In more than 20% of our patients, the CT scans allow detection of obvious tumor thrombus lesions in the left atrium. About 45% of these cases were associated with consciousness disturbance. Nearly 60% of the patients died after a loss of consciousness. Tumor/thrombotic lesions can travel from the pulmonary veins through the left atrium and left ventricle and enter the brain circulation [13]. However, the pathogenesis is generally parenchymal metastases, rather than vascular thrombotic complications [30]. There are two possible mechanisms that can cause ischemic strokes. One is associated with thromboembolic phenomenon, where hypercoagulability of cerebral veins or arteries occurs. The route of the blockage may be related to the metastatic process. The other mechanism is the association of strokes with paradoxical embolisms [16, 17, 31]. More than 60% of patients had tumor/thrombotic lesions that extended into their lung parenchymal tissue. EMT and inflammatory cytokines have been associated with cancer metastasis and therapy resistance [1015]. TGF-β promotes heterogeneity and drug resistance in cancer patients, where tumor-initiating stem cells often escape cancer therapies [14, 32].

Because of TGFβ signaling in tumor Initiation, EMT, and metastasis, we can consider using potentially effective therapies to control cancer during the EMT period before tumor resistance develops [1014, 32]. Treatment is principally aimed at decreasing cytokine and thrombosis production. Cytokines and nuclear factor-Kappa B (NFκB) inhibitors, such as dexamethasone, are used to suppress cytokine formation [33, 34]. LMWH therapy was also reported to downregulate tissue factor expression and activity, by modulating the growth factor receptor-mediated induction of NFκB [34]. In addition, preventing unnecessary procedures and calming patients [35] can reduce cytokine overproduction. Known aggravation factors involved with cytokine production include infection, chemotherapy, and invasive treatment procedures.
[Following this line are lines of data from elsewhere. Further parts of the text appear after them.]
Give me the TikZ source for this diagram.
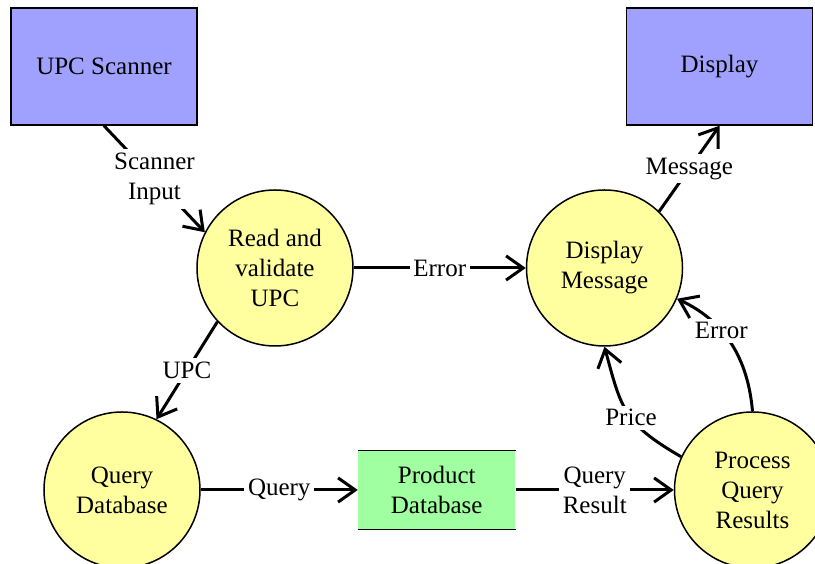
\documentclass[tikz,border=0pt]{standalone}
\usepackage{fontspec}
\setmainfont{Liberation Serif}
\usetikzlibrary{shapes.geometric, arrows, arrows.meta, positioning}
\definecolor{termblue}{RGB}{160,160,255}
\definecolor{procyellow}{RGB}{255,255,160}
\definecolor{storegreen}{RGB}{160,255,160}
\tikzstyle{terminator} = [rectangle, minimum width=74.4pt, minimum height=46.8pt, text centered, draw=black, semithick, fill=termblue]
\tikzstyle{process} = [circle, minimum size=62.4pt, inner sep=0pt, align=center, draw=black, semithick, fill=procyellow]
\tikzstyle{datastore} = [rectangle, minimum width=62.8pt, minimum height=31.2pt, align=center, fill=storegreen]
\tikzstyle{arrow} = [very thick,-{Straight Barb[length=2.4mm,width=3.4mm]}]
\tikzset{
    descr/.style={
        fill=white,
        inner sep=1.5pt,
        align=center
    },
    storeline/.style={
        semithick
    }
}

\begin{document}
\begin{tikzpicture}[x=0.4pt, y=-0.4pt, font=\rmfamily]
	\useasboundingbox (0,0) rectangle (815,564);
	\node (scanner) [terminator] at (104,66.5) {UPC Scanner};
	\node (display) [terminator] at (719.5,66.5) {Display};
	\node (readUpc) [process] at (275,268) {Read and\\validate\\UPC};
	\node (showMessage) [process, right = 68.8pt of readUpc] {Display\\Message};
	\node (queryDb) [process] at (122,490) {Query\\Database};
	\node (productDb) [datastore, right = 62.8pt of queryDb] {Product\\Database};
	\node (processResults) [process, right = 63.2pt of productDb] {Process\\Query\\Results};
	\draw [storeline] (productDb.north west) -- (productDb.north east);
	\draw [storeline] (productDb.south west) -- (productDb.south east);
	\draw [arrow] (scanner.south) -- node [descr] {Scanner\\Input} (readUpc.153);
	\draw [arrow] (readUpc) -- node [descr] {Error} (showMessage);
	\draw [arrow] (readUpc.223) -- node [descr] {UPC} (queryDb.64);
	\draw [arrow] (queryDb) -- node [descr] {Query} (productDb);
	\draw [arrow] (productDb) -- node [descr] {Query\\Result} (processResults);
	\draw [arrow] (processResults.155) to[out=150, in=-75, looseness=1.25] node [descr, pos=0.45] {Price} (showMessage.south);
	\draw [arrow] (processResults.north) to[out=95, in=-25] node [descr, pos=0.62] {Error} (showMessage.-23);
	\draw [arrow] (showMessage.46) -- node [descr] {Message} (display.south);
\end{tikzpicture}
\end{document}
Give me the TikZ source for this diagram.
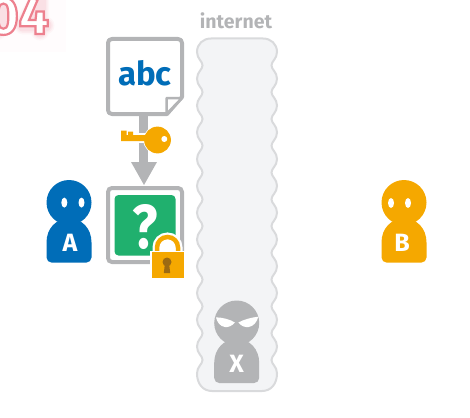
\documentclass[tikz,border=0pt]{standalone}
\usepackage{fontspec}
\setmainfont{Fira Sans}
\definecolor{gr}{HTML}{B3B4B6}
\definecolor{blu}{HTML}{006DB8}
\definecolor{org}{HTML}{F5A800}
\definecolor{grn}{HTML}{20B06E}
\definecolor{cloudf}{HTML}{F3F4F6}
\definecolor{cloudl}{HTML}{D9DADC}
\definecolor{pinkl}{HTML}{EE7F8E}
\definecolor{keyh}{HTML}{9C6A12}
\tikzset{
  person/.pic={
    \fill[pic actions] (-22.5,40) .. controls (-22.5,26) and (-13,16) .. (0,16) .. controls (13,16) and (22.5,26) .. (22.5,40)
       -- (22.5,55) .. controls (22.5,58) and (20,60) .. (17.5,60) -- (-17.5,60) .. controls (-20,60) and (-22.5,58) .. (-22.5,55) -- cycle;
    \fill[pic actions] (0,0) circle (22.5);
  },
  plabel/.style={font=\bfseries\fontsize{25}{25}\selectfont,text=white,inner sep=0pt},
  titlelab/.style={font=\bfseries\fontsize{19.5}{20}\selectfont,text=gr,inner sep=0pt},
  wm/.style={font=\bfseries\fontsize{53}{53}\selectfont,inner sep=0pt,anchor=base east},
  glowfour/.style={pinkl,line join=round,line cap=round},
}
\begin{document}
\begin{tikzpicture}[x=1pt,y=-1pt]
\useasboundingbox (0,0) rectangle (470,417);
\clip (0,0) rectangle (470,417);
% watermark
\fill[white!98!pinkl] (0,0) rectangle (66,52);
\foreach \w/\o in {18/.05,15/.07,12/.1}{
  \draw[glowfour,opacity=\o,line width=\w pt] (-5,12) ellipse [x radius=9,y radius=20];
  \draw[glowfour,opacity=\o,line width=\w pt] (40,31.5) -- (40,-3) -- (23,25.5) -- (45.5,25.5);
}
\node[wm,text=white] (wmark) at (49,34) {\special{pdf:code q 0.93 0.5 0.557 RG 2.2 w 2 Tr}04\special{pdf:code 0 Tr Q}};
% internet
\node[titlelab] (title) at (236,21) {internet};
\path[fill=cloudf,draw=cloudl,line width=2pt]
  (211,38.5) -- (263,38.5) .. controls (271,38.5) and (277,44) .. (277,52)
  \foreach \k in {0,...,11}{
    .. controls (277,{52+\k*26.78+7}) and (271.5,{52+\k*26.78+9}) .. (271.5,{52+\k*26.78+13.4}) .. controls (271.5,{52+\k*26.78+17.8}) and (277,{52+\k*26.78+19.8}) .. (277,{52+\k*26.78+26.78})
  }
  .. controls (277,384) and (271,391) .. (262,391) -- (212,391) .. controls (203,391) and (197,384) .. (197,373.4)
  \foreach \k in {12,...,1}{
    .. controls (197,{52+\k*26.78-7}) and (202.5,{52+\k*26.78-9}) .. (202.5,{52+\k*26.78-13.4}) .. controls (202.5,{52+\k*26.78-17.8}) and (197,{52+\k*26.78-19.8}) .. (197,{52+\k*26.78-26.78})
  }
  .. controls (197,44) and (203,38.5) .. (211,38.5) -- cycle;
% arrow shaft and head
\fill[gr] (138.5,110) rectangle (148,163);
\fill[gr] (131,162) -- (157,162) -- (144,185) -- cycle;
% document
\draw[gr,line width=4pt,line join=round,fill=white] (112,39) -- (178,39) .. controls (180.5,39) and (182,40.5) .. (182,43)
  -- (182,97) -- (167,114) -- (112,114) .. controls (109.5,114) and (108,112.5) .. (108,110) -- (108,43) .. controls (108,40.5) and (109.5,39) .. (112,39) -- cycle;
\draw[gr,line width=2.5pt,line join=round,fill=white] (182,98) -- (166.5,98) -- (166.5,114) -- cycle;
\node[inner sep=0pt,text=blu,font=\bfseries\fontsize{33}{33}\selectfont] (abc) at (145,73) {abc};
% key
\path[draw=white,line width=1.5pt] (120,134) rectangle (147,142);
\path[draw=white,line width=1.5pt] (157.5,140) circle (13.4);
\fill[org] (121,130.7) -- (126.5,130.7) -- (126.5,135) -- (128,135) -- (128,131.7) -- (133,131.7) -- (133,135) -- (150,135) -- (150,141) -- (121,141) -- cycle;
\fill[org] (157.5,140) circle (13.4);
\fill[white] (164.3,139) circle (3);
% locked box
\draw[gr,line width=4pt,rounded corners=4pt,fill=white] (108,188) rectangle (182,262);
\fill[grn,rounded corners=4pt] (114.5,195) rectangle (175.5,255.5);
\node[inner sep=0pt,text=white,font=\bfseries\fontsize{62}{62}\selectfont] (q) at (144.7,227) {\scalebox{.85}[1]{?}};
% padlock
\draw[white,fill=white,line width=9pt] (157,254) -- (157,247.5) arc[start angle=180,end angle=360,radius=10.5] -- (178,254) -- cycle;
\draw[org,line width=4.5pt] (157,254) -- (157,247.5) arc[start angle=180,end angle=360,radius=10.5] -- (178,254);
\draw[white,line width=2pt] (151,252) rectangle (184,278.5);
\fill[org] (152,252) rectangle (183.5,278);
\fill[keyh] (167,262) circle (4.5);
\fill[keyh] (165,263) -- (169,263) -- (170.2,273) -- (163.8,273) -- cycle;
% A
\pic[blu] at (69,202.5) {person};
\fill[white] (64.3,202.6) ellipse [x radius=3,y radius=5];
\fill[white] (81.5,202.6) ellipse [x radius=3,y radius=5];
\node[plabel] (A) at (70,243) {A};
% B
\pic[org] at (404,202.5) {person};
\fill[white] (391,203) ellipse [x radius=3,y radius=5];
\fill[white] (408,203) ellipse [x radius=3,y radius=5];
\node[plabel] (B) at (402,243) {B};
% X
\pic[gr] at (236.7,323) {person};
\fill[white] (216,317.3) .. controls (223,317.5) and (230,319.5) .. (235,322.5) .. controls (232,326) and (228,327.5) .. (225,327) .. controls (220,326.5) and (217,322) .. (216,317.3) -- cycle;
\fill[white] (258.3,316.7) .. controls (251,317.5) and (244,319.5) .. (238.3,322.5) .. controls (241,326) and (245,327.5) .. (248.5,327) .. controls (253.5,326.5) and (257,322) .. (258.3,316.7) -- cycle;
\node[plabel] (X) at (236.7,364) {X};
\end{tikzpicture}
\end{document}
Adequate fluid supplementation is necessary for maintaining sufficient vital organ perfusion for the brain, coronary artery, and the kidney [4]. LMWH therapy was reported to inhibit plasma thrombin generation [36] and can also inhibit chemotactic migration of cancer cells [37]. Chemokines are also related to tumor progression and metastasis [38]. Maintenance of LMWH therapy is suggested for secondary prevention [39, 40] and probably confers a survival benefit [41, 41, 42]. Underlying disease therapy can be conducted if it is considered useful in overcoming drug resistance; however, it is overall advantageous to avoid rigorous treatment in order to prevent cytokine overproduction [43].

Our study has several important limitations. First, the data was collected from a case cohort study in a single center, mainly from a single physician. Second, the images used in the study, including chest plain films and CT scans, were not conducted simultaneously. Third, the differentiation of pulmonary vein thrombosis, tumor, or mixed type was difficult to judge from the CT scans. Fourth, the loss of consciousness and mental changes related to thromboembolic complications were seldom proven by image study. Fifth, there was an absence of tissue confirmation of the diagnosis by either biopsy or autopsy. Sixth, no cytokine study was conducted.

5. Conclusion

Understanding the role of pulmonary veins in cancer progression using CT scans is important. PVOS cancer can enter centrally into the left atrium, which can result in cerebral thromboembolism and eventually lead to death. Cancer may metastasize from pulmonary veins into the lung parenchymal tissue and can result in drug resistance. We suggest that decreasing cytokine production, using LMWH therapy and early treatment of metastatic lung lesions can help PVOS patients.

Competing Interests

The authors declare that they have no conflict of interests regarding the publication of this paper.

Acknowledgments

The authors thank their oncology nursing staff for providing the best supportive care to these patients.